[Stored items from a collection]
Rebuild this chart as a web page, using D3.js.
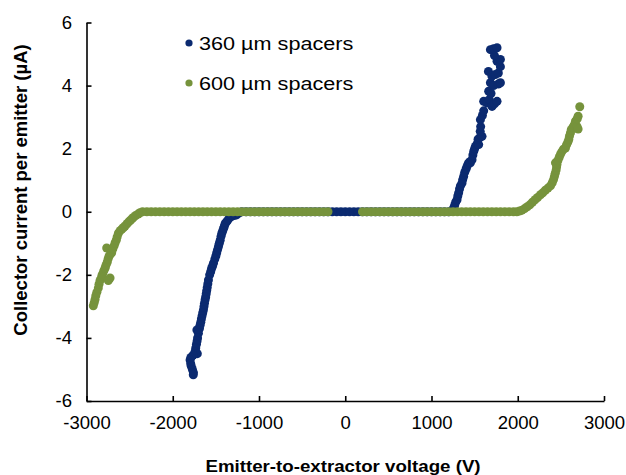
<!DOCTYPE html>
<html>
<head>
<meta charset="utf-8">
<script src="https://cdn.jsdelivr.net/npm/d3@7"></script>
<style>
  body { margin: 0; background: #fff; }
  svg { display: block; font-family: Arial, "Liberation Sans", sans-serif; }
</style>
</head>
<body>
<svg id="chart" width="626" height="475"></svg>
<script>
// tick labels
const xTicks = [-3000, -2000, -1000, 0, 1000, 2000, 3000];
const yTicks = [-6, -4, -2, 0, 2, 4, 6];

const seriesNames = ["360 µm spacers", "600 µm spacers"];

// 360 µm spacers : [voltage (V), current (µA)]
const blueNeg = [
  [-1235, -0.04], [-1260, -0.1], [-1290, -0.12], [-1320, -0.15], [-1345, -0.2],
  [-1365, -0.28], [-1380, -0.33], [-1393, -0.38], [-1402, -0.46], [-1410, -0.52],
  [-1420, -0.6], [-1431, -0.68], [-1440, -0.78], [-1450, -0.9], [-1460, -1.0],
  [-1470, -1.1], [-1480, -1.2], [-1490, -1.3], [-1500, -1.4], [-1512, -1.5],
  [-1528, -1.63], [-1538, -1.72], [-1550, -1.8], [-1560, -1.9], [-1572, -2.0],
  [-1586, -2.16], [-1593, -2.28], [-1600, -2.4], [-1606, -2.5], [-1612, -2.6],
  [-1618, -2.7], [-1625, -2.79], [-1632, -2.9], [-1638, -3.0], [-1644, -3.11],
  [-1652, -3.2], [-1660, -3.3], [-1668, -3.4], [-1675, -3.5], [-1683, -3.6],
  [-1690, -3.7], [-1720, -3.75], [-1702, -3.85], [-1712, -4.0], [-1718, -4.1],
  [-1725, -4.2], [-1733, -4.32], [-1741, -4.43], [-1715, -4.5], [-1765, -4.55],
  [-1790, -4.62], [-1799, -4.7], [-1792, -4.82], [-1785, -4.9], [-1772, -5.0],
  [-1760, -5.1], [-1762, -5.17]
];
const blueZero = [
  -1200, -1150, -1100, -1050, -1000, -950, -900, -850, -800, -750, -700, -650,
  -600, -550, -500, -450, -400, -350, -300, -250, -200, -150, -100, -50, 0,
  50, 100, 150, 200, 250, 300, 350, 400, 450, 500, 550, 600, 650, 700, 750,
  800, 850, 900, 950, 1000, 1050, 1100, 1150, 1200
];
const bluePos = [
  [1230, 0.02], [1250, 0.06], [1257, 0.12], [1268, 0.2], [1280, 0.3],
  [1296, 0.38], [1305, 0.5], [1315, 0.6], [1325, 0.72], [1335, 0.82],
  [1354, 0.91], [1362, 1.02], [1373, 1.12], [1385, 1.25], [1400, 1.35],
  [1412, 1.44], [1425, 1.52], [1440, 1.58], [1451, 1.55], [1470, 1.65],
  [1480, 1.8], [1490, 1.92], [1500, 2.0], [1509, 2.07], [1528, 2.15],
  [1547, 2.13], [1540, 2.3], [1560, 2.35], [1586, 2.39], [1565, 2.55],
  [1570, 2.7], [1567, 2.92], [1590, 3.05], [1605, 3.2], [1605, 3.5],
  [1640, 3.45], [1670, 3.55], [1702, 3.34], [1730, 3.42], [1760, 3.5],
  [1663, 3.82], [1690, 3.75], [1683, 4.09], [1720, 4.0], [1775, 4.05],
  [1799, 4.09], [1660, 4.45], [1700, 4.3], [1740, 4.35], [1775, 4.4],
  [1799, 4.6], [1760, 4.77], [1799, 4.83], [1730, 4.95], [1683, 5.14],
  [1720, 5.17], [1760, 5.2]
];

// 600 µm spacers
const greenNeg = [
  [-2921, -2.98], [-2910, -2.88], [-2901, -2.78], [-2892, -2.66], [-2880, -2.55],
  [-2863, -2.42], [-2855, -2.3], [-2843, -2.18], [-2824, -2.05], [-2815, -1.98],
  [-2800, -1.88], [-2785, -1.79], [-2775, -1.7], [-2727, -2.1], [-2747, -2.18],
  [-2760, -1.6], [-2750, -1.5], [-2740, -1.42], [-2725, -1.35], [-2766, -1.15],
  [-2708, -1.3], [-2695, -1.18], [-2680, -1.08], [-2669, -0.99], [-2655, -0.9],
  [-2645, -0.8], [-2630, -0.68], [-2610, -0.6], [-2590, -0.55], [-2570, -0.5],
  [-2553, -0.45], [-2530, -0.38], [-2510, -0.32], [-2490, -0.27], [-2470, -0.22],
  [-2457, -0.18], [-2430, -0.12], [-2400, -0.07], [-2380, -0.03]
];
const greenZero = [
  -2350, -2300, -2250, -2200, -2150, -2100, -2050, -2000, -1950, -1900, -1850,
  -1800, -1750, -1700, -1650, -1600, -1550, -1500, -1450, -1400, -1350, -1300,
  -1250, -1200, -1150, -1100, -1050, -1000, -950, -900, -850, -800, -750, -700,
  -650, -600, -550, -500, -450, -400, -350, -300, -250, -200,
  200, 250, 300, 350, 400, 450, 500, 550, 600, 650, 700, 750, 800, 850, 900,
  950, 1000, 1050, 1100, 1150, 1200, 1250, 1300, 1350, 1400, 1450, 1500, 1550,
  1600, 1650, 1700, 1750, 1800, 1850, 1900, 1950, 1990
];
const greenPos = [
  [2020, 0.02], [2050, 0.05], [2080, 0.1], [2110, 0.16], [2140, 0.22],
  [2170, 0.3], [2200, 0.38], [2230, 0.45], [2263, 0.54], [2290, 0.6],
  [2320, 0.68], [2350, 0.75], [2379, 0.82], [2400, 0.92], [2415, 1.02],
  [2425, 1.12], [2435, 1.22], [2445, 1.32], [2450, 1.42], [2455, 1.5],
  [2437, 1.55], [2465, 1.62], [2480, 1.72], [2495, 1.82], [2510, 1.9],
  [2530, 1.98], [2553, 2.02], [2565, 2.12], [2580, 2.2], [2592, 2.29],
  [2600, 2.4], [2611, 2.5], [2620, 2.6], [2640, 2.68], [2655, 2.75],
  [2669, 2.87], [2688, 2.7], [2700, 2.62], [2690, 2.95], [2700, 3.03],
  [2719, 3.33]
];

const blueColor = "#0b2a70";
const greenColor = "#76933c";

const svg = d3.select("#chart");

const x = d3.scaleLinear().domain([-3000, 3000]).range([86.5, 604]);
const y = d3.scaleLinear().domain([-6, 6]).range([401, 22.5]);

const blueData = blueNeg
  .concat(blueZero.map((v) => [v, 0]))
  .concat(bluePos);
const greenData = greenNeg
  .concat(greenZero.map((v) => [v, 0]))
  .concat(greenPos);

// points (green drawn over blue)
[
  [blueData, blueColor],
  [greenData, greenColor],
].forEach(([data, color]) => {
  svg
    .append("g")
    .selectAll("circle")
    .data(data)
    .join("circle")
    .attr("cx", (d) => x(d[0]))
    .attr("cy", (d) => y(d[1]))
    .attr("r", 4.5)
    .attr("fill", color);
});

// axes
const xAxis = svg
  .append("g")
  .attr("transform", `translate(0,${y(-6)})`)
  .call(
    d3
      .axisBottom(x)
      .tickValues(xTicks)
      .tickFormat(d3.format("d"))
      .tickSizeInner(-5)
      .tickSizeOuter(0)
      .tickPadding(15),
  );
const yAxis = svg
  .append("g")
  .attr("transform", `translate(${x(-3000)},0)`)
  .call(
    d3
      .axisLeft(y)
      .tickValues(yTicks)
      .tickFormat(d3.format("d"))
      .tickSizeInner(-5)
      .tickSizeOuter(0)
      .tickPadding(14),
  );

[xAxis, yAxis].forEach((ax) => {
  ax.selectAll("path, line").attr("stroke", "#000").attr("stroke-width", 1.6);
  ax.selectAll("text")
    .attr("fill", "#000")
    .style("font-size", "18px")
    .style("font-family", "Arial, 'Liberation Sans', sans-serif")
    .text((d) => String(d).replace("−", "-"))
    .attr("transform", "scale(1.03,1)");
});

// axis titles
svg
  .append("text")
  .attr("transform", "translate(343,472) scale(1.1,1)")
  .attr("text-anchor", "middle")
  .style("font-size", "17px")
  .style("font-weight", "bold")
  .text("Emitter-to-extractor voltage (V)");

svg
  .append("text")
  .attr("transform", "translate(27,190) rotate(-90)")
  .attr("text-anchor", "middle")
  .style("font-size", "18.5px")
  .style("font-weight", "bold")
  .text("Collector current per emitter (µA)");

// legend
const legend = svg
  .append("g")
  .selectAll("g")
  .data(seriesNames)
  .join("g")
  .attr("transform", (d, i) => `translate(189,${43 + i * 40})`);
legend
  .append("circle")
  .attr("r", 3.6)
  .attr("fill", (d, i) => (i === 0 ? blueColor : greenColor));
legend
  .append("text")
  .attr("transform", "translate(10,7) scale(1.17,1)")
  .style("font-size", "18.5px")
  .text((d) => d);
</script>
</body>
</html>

* * *

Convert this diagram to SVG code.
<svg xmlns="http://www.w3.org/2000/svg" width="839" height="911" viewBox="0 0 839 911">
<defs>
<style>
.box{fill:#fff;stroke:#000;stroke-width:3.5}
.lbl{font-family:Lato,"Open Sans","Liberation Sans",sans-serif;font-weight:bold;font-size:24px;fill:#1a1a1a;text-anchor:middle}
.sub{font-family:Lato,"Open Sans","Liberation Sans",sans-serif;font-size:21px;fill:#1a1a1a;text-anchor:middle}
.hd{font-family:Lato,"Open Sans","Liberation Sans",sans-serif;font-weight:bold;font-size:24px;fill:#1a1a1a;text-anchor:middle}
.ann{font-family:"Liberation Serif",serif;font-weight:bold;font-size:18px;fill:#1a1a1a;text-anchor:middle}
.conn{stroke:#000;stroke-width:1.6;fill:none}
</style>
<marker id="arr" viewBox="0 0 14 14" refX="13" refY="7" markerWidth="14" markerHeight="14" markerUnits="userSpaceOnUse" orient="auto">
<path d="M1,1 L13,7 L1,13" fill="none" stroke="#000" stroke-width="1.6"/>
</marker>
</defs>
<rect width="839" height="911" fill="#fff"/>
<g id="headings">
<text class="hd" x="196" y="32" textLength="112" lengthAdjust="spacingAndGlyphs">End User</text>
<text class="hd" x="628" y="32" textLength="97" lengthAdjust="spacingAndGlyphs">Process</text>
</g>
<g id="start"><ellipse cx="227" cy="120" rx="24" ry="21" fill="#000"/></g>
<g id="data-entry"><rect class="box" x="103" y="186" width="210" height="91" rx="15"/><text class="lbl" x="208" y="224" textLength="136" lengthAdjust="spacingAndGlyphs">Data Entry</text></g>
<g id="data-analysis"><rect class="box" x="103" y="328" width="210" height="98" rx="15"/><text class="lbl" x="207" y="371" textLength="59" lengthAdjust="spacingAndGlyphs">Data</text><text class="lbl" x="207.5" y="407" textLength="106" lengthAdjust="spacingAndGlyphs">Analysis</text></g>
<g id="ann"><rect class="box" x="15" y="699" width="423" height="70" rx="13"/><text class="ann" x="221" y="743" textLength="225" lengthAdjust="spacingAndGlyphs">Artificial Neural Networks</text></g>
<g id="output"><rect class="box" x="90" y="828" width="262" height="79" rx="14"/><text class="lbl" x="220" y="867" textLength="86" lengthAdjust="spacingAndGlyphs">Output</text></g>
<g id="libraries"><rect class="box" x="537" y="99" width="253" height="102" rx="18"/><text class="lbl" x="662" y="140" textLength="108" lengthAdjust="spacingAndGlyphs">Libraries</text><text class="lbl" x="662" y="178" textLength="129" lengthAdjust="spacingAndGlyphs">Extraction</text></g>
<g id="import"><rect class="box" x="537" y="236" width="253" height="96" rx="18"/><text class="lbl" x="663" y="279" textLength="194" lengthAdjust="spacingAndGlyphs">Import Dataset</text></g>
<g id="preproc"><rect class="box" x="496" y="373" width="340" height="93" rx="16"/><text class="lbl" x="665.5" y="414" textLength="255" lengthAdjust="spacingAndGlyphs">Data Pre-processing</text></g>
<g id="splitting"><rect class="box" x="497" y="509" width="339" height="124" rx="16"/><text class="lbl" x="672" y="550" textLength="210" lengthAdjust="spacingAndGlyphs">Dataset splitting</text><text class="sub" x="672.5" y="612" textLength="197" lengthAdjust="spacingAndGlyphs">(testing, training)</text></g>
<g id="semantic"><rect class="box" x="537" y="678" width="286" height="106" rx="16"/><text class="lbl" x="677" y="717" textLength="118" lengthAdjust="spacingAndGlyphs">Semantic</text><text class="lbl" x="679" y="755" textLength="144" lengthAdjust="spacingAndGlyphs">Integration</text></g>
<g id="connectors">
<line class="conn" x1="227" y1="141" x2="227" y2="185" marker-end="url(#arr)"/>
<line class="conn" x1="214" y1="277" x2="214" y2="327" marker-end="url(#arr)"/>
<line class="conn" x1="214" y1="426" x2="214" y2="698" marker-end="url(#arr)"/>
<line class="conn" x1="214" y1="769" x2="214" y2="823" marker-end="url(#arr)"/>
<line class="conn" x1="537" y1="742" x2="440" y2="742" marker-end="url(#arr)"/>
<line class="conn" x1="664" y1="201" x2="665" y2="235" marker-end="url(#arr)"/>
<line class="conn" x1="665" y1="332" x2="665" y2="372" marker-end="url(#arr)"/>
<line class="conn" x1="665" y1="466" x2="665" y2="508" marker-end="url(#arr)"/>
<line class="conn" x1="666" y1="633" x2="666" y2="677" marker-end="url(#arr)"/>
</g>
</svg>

* * *

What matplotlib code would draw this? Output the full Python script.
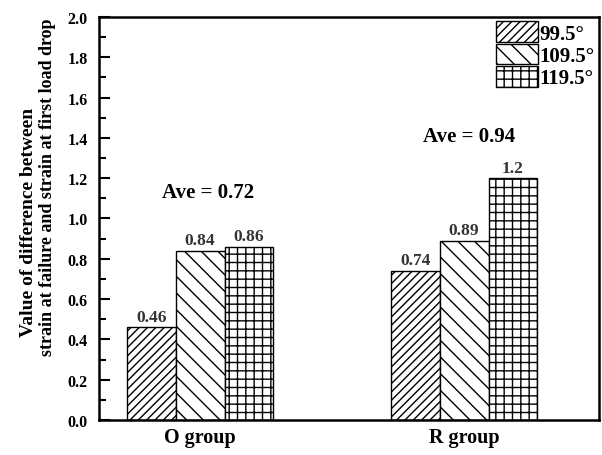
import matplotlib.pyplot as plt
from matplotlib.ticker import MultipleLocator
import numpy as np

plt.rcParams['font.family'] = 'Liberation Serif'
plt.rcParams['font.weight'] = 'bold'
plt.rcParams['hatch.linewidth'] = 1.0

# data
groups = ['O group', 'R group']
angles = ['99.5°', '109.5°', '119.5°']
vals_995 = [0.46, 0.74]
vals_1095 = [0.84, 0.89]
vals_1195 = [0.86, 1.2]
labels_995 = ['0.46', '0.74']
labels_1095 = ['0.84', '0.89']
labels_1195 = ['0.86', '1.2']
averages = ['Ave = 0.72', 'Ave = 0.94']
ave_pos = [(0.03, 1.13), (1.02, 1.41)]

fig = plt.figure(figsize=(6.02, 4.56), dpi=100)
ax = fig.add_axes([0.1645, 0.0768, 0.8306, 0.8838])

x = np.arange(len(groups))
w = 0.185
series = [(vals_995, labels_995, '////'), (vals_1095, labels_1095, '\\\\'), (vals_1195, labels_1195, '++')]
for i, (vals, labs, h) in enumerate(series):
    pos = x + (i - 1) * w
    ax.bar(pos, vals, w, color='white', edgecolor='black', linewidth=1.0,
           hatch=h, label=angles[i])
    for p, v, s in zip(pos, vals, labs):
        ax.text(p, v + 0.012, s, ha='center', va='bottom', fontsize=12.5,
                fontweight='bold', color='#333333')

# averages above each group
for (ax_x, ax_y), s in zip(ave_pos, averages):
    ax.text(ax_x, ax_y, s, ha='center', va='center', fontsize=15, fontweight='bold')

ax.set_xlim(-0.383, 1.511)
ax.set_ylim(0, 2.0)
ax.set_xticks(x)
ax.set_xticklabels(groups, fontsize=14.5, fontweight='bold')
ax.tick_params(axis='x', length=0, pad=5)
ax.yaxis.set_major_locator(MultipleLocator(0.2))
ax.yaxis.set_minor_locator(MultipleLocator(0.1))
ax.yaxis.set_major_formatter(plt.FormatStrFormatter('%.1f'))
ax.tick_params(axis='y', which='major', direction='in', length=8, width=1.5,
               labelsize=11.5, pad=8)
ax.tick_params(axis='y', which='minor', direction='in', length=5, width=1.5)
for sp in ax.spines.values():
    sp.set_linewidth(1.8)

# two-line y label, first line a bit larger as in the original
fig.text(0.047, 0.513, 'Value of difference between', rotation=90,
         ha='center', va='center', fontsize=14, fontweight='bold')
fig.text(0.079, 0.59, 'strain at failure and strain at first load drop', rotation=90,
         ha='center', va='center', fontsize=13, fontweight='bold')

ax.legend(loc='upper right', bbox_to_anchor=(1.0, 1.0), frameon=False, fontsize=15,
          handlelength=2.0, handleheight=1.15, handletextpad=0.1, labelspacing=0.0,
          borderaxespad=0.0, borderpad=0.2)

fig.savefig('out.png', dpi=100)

> **PROBLEM DETAILS**
Only the lines starting at the line with "What matplotlib code" and ending at the line with "plt.rcParams['hatch.linewidth'] = 1.0" should be printed again, exactly and with both ends kept; omit the pictures.

> **RIGHT ANSWER**
What matplotlib code would draw this? Output the full Python script.
import matplotlib.pyplot as plt
from matplotlib.ticker import MultipleLocator
import numpy as np

plt.rcParams['font.family'] = 'Liberation Serif'
plt.rcParams['font.weight'] = 'bold'
plt.rcParams['hatch.linewidth'] = 1.0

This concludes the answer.